[START Records supplied]

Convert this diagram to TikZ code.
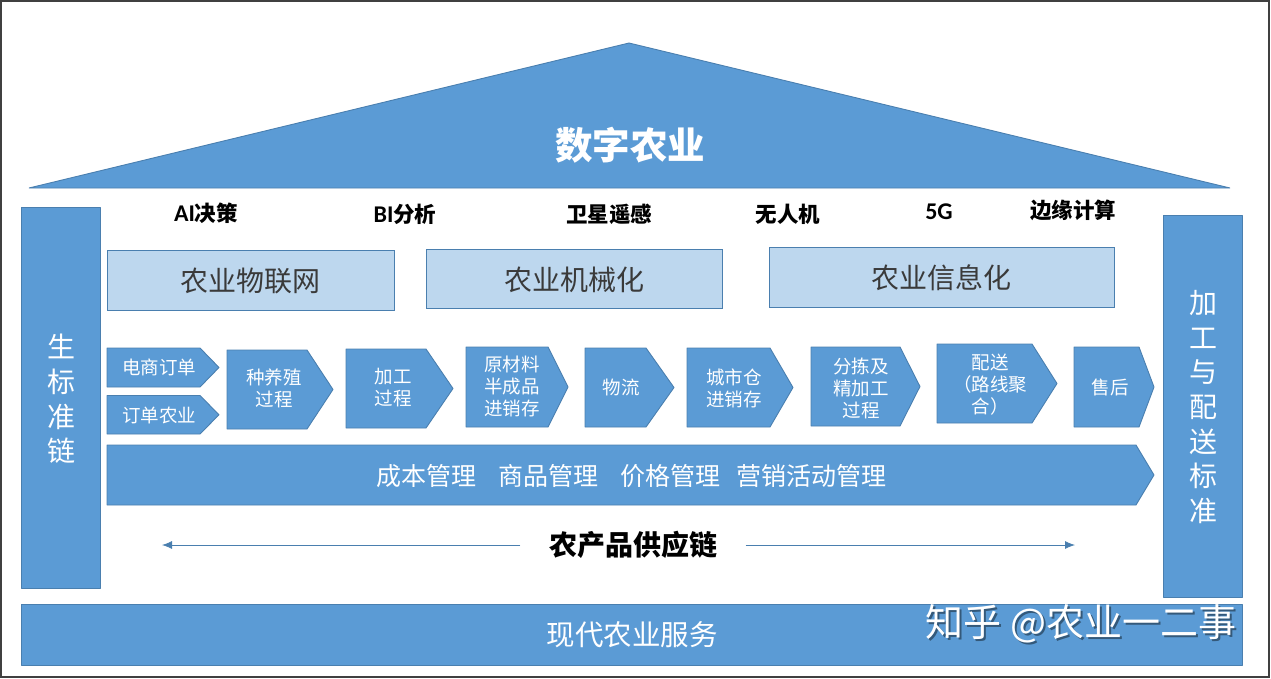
\documentclass[tikz,border=0pt]{standalone}
\usepackage{fontspec}
\setmainfont{Noto Sans CJK SC}
\newfontfamily\latinfont{Carlito}
\usetikzlibrary{arrows.meta}
\definecolor{roofblue}{HTML}{5B9BD5}
\definecolor{edgeblue}{HTML}{4A7FAF}
\definecolor{paleblue}{HTML}{BDD7EE}
\definecolor{darktext}{HTML}{3A3A3A}
\definecolor{framegray}{HTML}{404040}
\tikzset{
  bluebox/.style={fill=roofblue,draw=edgeblue,line width=0.9pt,line join=bevel},
  palebox/.style={fill=paleblue,draw=edgeblue,line width=0.9pt},
  stagetext/.style={text=white,align=center,font=\fontsize{18.5}{22}\selectfont,inner sep=0pt},
  techtext/.style={text=black,font=\fontsize{21.5}{24}\selectfont\bfseries,inner sep=0pt},
  paletext/.style={text=darktext,font=\fontsize{28}{32}\selectfont,inner sep=0pt},
  sidetext/.style={text=white,align=center,font=\fontsize{28}{34.6}\selectfont,inner sep=0pt},
}

\begin{document}
\begin{tikzpicture}[x=1pt,y=-1pt]
    \useasboundingbox (0,0) rectangle (1271,678);
    \draw[framegray,line width=2pt] (1,1) rectangle (1269,677);
    % roof
    \draw[bluebox] (29,188) -- (629,43) -- (1230,188) -- cycle;
    \node[text=white,font=\fontsize{37.5}{42}\selectfont\bfseries,inner sep=0pt] (roof) at (630,145) {数字农业};
    % side bars and base
    \draw[bluebox] (21,207) rectangle (100,588);
    \draw[bluebox] (1163,215) rectangle (1242,597);
    \draw[bluebox] (21,604) rectangle (1242,665);
    \node[sidetext] (leftbar) at (61,399) {生\\标\\准\\链};
    \node[sidetext] (rightbar) at (1203,407) {加\\工\\与\\配\\送\\标\\准};
    \node[text=white,font=\fontsize{28.5}{32}\selectfont,inner sep=0pt] (service) at (632,635) {现代农业服务};
    % technologies
    \foreach \x/\y/\name/\txt in {206/213/ai/{{\latinfont\fontsize{24}{24}\selectfont AI}决策},405/214/bi/{{\latinfont\fontsize{24}{24}\selectfont BI}分析},609/214/sat/卫星遥感,
      788/214/uav/无人机,939/212/fiveg/{{\latinfont\fontsize{24}{24}\selectfont 5G}},1073/210/edge/边缘计算}{
      \node[techtext] (\name) at (\x,\y) {\txt};
    }
    % pale boxes
    \foreach \xa/\ya/\xb/\yb/\name/\txt in {107/250/394/310/iot/农业物联网,426/249/722/308/mech/农业机械化,769/247/1114/307/info/农业信息化}{
      \draw[palebox] (\xa,\ya) rectangle (\xb,\yb);
      \node[paletext] (\name) at ({(\xa+\xb)/2},{(\ya+\yb)/2+1}) {\txt};
    }
    % chain stages
    \foreach \xa/\xs/\xt/\ya/\yb/\tx/\ty/\name/\txt in {
      107/200/219/348/387/159/367/shop/电商订单,
      107/200/219/395.5/434/159/415/order/订单农业,
      227/307/333/350/429/274/388/farm/{种养殖\\过程},
      346/426/453/349/428/393/388/proc/{加工\\过程},
      466/548/568/347/427/512/386/stock/{原材料\\半成品\\进销存},
      585/646/674/348/427/621/387/logi/物流,
      687/770/793/348/427/734/388/ware/{城市仓\\进销存},
      811/900/920/347/426/861/388/sort/{分拣及\\精加工\\过程},
      937/1032/1057/344/423/990/385/send/{配送\\（路线聚\\合）},
      1074/1139/1154/347/427/1110/387/after/售后}{
      \draw[bluebox] (\xa,\ya) -- (\xs,\ya) -- (\xt,{(\ya+\yb)/2}) -- (\xs,\yb) -- (\xa,\yb) -- cycle;
      \node[stagetext] (\name) at (\tx,\ty) {\txt};
    }
    \draw[bluebox] (107,445) -- (1136,445) -- (1154,475) -- (1136,505) -- (107,505) -- cycle;
    \node[text=white,font=\fontsize{25}{30}\selectfont,inner sep=0pt] (manage) at (631,476)
      {成本管理\hspace{22pt}商品管理\hspace{22pt}价格管理\hspace{16pt}营销活动管理};
    % supply chain arrow
    \node[font=\fontsize{28}{30}\selectfont\bfseries,inner xsep=28.5pt,inner ysep=0pt] (chain) at (633,545) {农产品供应链};
    \coordinate (chainleft) at (162,545);
    \coordinate (chainright) at (1075,545);
    \draw[edgeblue,line width=0.8pt,-{Latex[length=10pt,width=8pt]}] (chain) -- (chainleft);
    \draw[edgeblue,line width=0.8pt,-{Latex[length=10pt,width=8pt]}] (chain) -- (chainright);
    % watermark
    \node[text=edgeblue!70!black,font=\fontsize{38}{42}\selectfont,inner sep=0pt] (markshadow) at (1083,626) {知乎 @农业一二事};
    \node[text=white,font=\fontsize{38}{42}\selectfont,inner sep=0pt] (mark) at (1081,624) {知乎 @农业一二事};
\end{tikzpicture}
\end{document}
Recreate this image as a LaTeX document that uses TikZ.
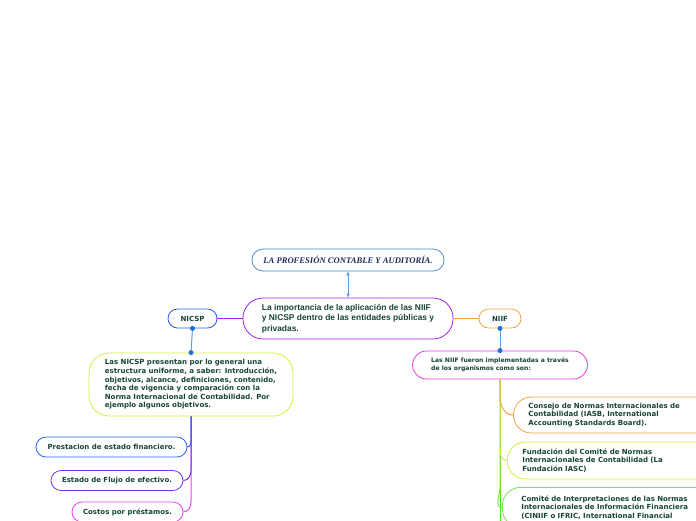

[END Records supplied]

> [Task brief]: Write every entry out again exactly, dropping the pictures.

> [Answer to the task]:
Convert this diagram to TikZ code.
\documentclass[tikz,border=0pt]{standalone}
\usepackage{fontspec}
\setmainfont{Noto Sans CJK SC}
\newfontfamily\latinfont{Carlito}
\usetikzlibrary{arrows.meta}
\definecolor{roofblue}{HTML}{5B9BD5}
\definecolor{edgeblue}{HTML}{4A7FAF}
\definecolor{paleblue}{HTML}{BDD7EE}
\definecolor{darktext}{HTML}{3A3A3A}
\definecolor{framegray}{HTML}{404040}
\tikzset{
  bluebox/.style={fill=roofblue,draw=edgeblue,line width=0.9pt,line join=bevel},
  palebox/.style={fill=paleblue,draw=edgeblue,line width=0.9pt},
  stagetext/.style={text=white,align=center,font=\fontsize{18.5}{22}\selectfont,inner sep=0pt},
  techtext/.style={text=black,font=\fontsize{21.5}{24}\selectfont\bfseries,inner sep=0pt},
  paletext/.style={text=darktext,font=\fontsize{28}{32}\selectfont,inner sep=0pt},
  sidetext/.style={text=white,align=center,font=\fontsize{28}{34.6}\selectfont,inner sep=0pt},
}

\begin{document}
\begin{tikzpicture}[x=1pt,y=-1pt]
    \useasboundingbox (0,0) rectangle (1271,678);
    \draw[framegray,line width=2pt] (1,1) rectangle (1269,677);
    % roof
    \draw[bluebox] (29,188) -- (629,43) -- (1230,188) -- cycle;
    \node[text=white,font=\fontsize{37.5}{42}\selectfont\bfseries,inner sep=0pt] (roof) at (630,145) {数字农业};
    % side bars and base
    \draw[bluebox] (21,207) rectangle (100,588);
    \draw[bluebox] (1163,215) rectangle (1242,597);
    \draw[bluebox] (21,604) rectangle (1242,665);
    \node[sidetext] (leftbar) at (61,399) {生\\标\\准\\链};
    \node[sidetext] (rightbar) at (1203,407) {加\\工\\与\\配\\送\\标\\准};
    \node[text=white,font=\fontsize{28.5}{32}\selectfont,inner sep=0pt] (service) at (632,635) {现代农业服务};
    % technologies
    \foreach \x/\y/\name/\txt in {206/213/ai/{{\latinfont\fontsize{24}{24}\selectfont AI}决策},405/214/bi/{{\latinfont\fontsize{24}{24}\selectfont BI}分析},609/214/sat/卫星遥感,
      788/214/uav/无人机,939/212/fiveg/{{\latinfont\fontsize{24}{24}\selectfont 5G}},1073/210/edge/边缘计算}{
      \node[techtext] (\name) at (\x,\y) {\txt};
    }
    % pale boxes
    \foreach \xa/\ya/\xb/\yb/\name/\txt in {107/250/394/310/iot/农业物联网,426/249/722/308/mech/农业机械化,769/247/1114/307/info/农业信息化}{
      \draw[palebox] (\xa,\ya) rectangle (\xb,\yb);
      \node[paletext] (\name) at ({(\xa+\xb)/2},{(\ya+\yb)/2+1}) {\txt};
    }
    % chain stages
    \foreach \xa/\xs/\xt/\ya/\yb/\tx/\ty/\name/\txt in {
      107/200/219/348/387/159/367/shop/电商订单,
      107/200/219/395.5/434/159/415/order/订单农业,
      227/307/333/350/429/274/388/farm/{种养殖\\过程},
      346/426/453/349/428/393/388/proc/{加工\\过程},
      466/548/568/347/427/512/386/stock/{原材料\\半成品\\进销存},
      585/646/674/348/427/621/387/logi/物流,
      687/770/793/348/427/734/388/ware/{城市仓\\进销存},
      811/900/920/347/426/861/388/sort/{分拣及\\精加工\\过程},
      937/1032/1057/344/423/990/385/send/{配送\\（路线聚\\合）},
      1074/1139/1154/347/427/1110/387/after/售后}{
      \draw[bluebox] (\xa,\ya) -- (\xs,\ya) -- (\xt,{(\ya+\yb)/2}) -- (\xs,\yb) -- (\xa,\yb) -- cycle;
      \node[stagetext] (\name) at (\tx,\ty) {\txt};
    }
    \draw[bluebox] (107,445) -- (1136,445) -- (1154,475) -- (1136,505) -- (107,505) -- cycle;
    \node[text=white,font=\fontsize{25}{30}\selectfont,inner sep=0pt] (manage) at (631,476)
      {成本管理\hspace{22pt}商品管理\hspace{22pt}价格管理\hspace{16pt}营销活动管理};
    % supply chain arrow
    \node[font=\fontsize{28}{30}\selectfont\bfseries,inner xsep=28.5pt,inner ysep=0pt] (chain) at (633,545) {农产品供应链};
    \coordinate (chainleft) at (162,545);
    \coordinate (chainright) at (1075,545);
    \draw[edgeblue,line width=0.8pt,-{Latex[length=10pt,width=8pt]}] (chain) -- (chainleft);
    \draw[edgeblue,line width=0.8pt,-{Latex[length=10pt,width=8pt]}] (chain) -- (chainright);
    % watermark
    \node[text=edgeblue!70!black,font=\fontsize{38}{42}\selectfont,inner sep=0pt] (markshadow) at (1083,626) {知乎 @农业一二事};
    \node[text=white,font=\fontsize{38}{42}\selectfont,inner sep=0pt] (mark) at (1081,624) {知乎 @农业一二事};
\end{tikzpicture}
\end{document}
Recreate this image as a LaTeX document that uses TikZ.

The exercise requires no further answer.